No word in the English language (and probably all other languages) triggers defensiveness faster than the word “but.”
“But” is a signal that negativity is about to follow:
- Your presentation was great, but…
- I was going to invite you to be on this team, but…
- I loved your proposal, but…
- That style looks pretty on you, but…
It’s possible to avoid using the word “but” in many circumstances. In some cases, just stop talking after the first phrase. You may WANT to add the negative phrase, but do you really NEED to add it? Are you really the person responsible for sharing that bit of negativity? And is that negative point fact or just your own opinion? Sometimes we offer opinions because WE want to, not because they need to be heard.
Another way to avoid using the word “but” is to choose your timing. You may very well have feedback to give on that presentation, and you might indeed be the appropriate person to deliver it. But does it REALLY need to be delivered in the same sentence as when you say the presentation was great?
My friend is a master at timing, particularly when it comes to her appropriate and selective use of the word “but.” Instead of saying stuff to her husband like “Those meatballs were great but next time use more cheese,” she says, “those meatballs were great” and then later, even days later, she says “I’ve been thinking about those delicious meatballs you made. Next time, can we try them with a little more cheese in the recipe and see what that does?”

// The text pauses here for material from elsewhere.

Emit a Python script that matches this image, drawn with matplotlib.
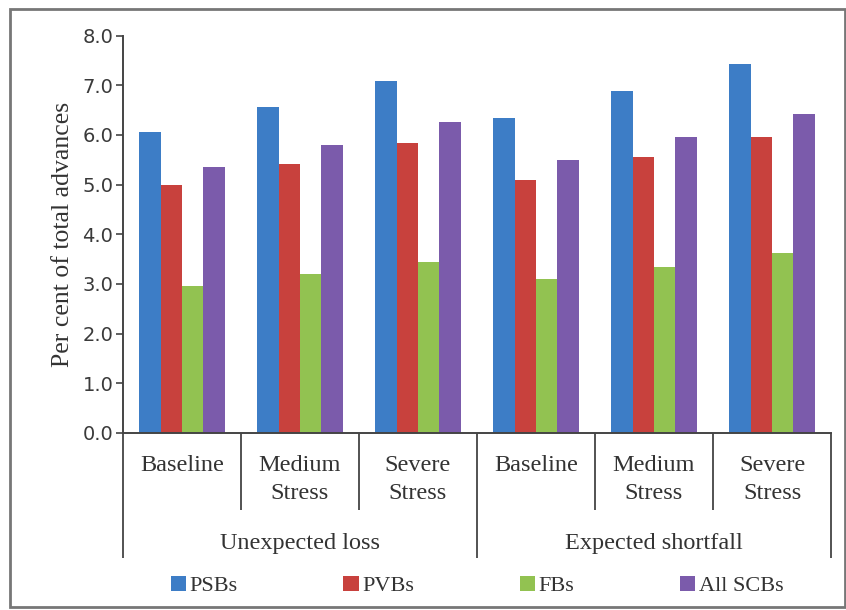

It’s pretty brilliant. It shows her husband that she’s savoring them even days later, and that she loves his cooking enough to make requests and get him to experiment with recipes. She’s happy, he’s happy. No buts.
In some cases, the simple trick of replacing “but” with “and” is effective. Like, “your presentation was great and if you practice making more eye contact with the audience it will be even better!” See a few more of these “simply replace or drop the triggering word” tips here.
Overall, trigger phrases that sabotage effective communication are extremely common and frequently used. They’re phrases you hear – and likely use – all the time. But just because they’re used, it doesn’t mean they work. So, be aware of situations when you need to communicate effectively and try to avoid these phrases if you can. You’ll get a better result.